Sunday, October 29, 2006

Kyoto

This is the first half of the day I spent in Kyoto. Pretty amazing...the pictures will tell more than I will attempt to.


These are from the giant Shinto gate marking the way to the giant Shinto shrine we went to in Kyoto, called "Hee-an"



The huge front gate of He-an.



Japan wrapped up in a picture: forested mountains with civilization popping up where it can, the modern fused with the old. Ancient Japanese Shinto beliefs are right along side concerts, as this venue set up inside one of the most sacred Shinto sites shows so clearly.



Roofs in an inner building of He-an



These are from the garden of He-an. One even has a picture of me, as rare as that is. The first is upside down. I feel like the place has such an air of peace to it that it could be raining skinned cows on parachutes and it would still feel you are like walking on clouds. It is said that crossing the waters of the lakes here feels like riding a dragon. Now, I haven't ridden a dragon, but the place is so peaceful as to make the rest of Japan that I have been to feel like a warzone by comparison.




Nijo-jo (Nijo Castle): Seat of the Tokugawa Shogunate

Outer Wall: All big castles in Japan have huge stones with steep slopes on their sides.

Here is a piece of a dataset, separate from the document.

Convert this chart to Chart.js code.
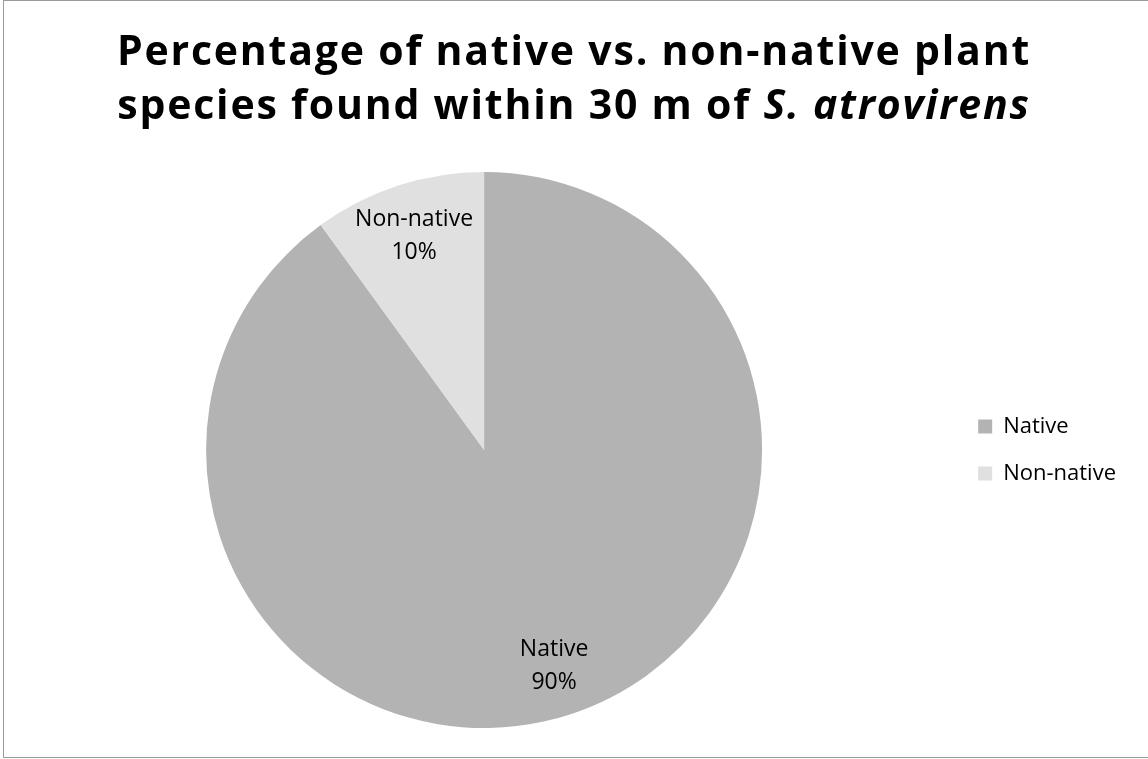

North Face of Ninomaru Palace



Front Gate


SW Watchbuilding, from the street


South Face of the Palace


Inner Gate of Nijo


I'm glad I was trained in wood work, especially in college. I could see that Nijo was made using almost entirely the finest of Japanese pines, up to 1000 years old. The expression for the quality of the wood is this: "Make a building of 1000 year old Japanese cypress, and it will last another 1000. This is actually an underestimation for the best of cypress. We couldn't take any pictures inside the Ninomaru castle, and we weren't allowed to enter the garden (Ninomaru garden is one of the most famous in history, moonlighting in anime, video games, novels, and manga, with its 3 islands, Turtle Island, Crane Island, and The Island of Eternal Happiness). Still, every nightengail song floorboard told a story. Each was large, yet unequal in cut to the next. They were flat in most places, excepting in one hallway where I could see that the wood had expanded and contracted as a result of being completely waterlogged in the event of some catastrophic rainstorm, possibly an errant typhoon. Like all major buildings, we were barefoot, and the feel of the wood, with it's winter wood pushing out or not, felt good under my feet. The rooms were tall, and every inch of wall was painted by a master painter. I could see where subsequent boards had been laid from the same tree, and where they had alternated, showing multiple work crews during some times, delays in building from something coming up, when the hard times hit for finding enough flawless cypress, and even the order in which the buildings were built and connected to form the palace. It is majestic and flawless, yet, even old grain tells all. I never thought in shop class, or even in "Non-Metallic Processes" in college would have given me so much insight over the rest of my mostly-native companions on the trip. I'd like to give a personal, sincere thanks to my shop teachers right now.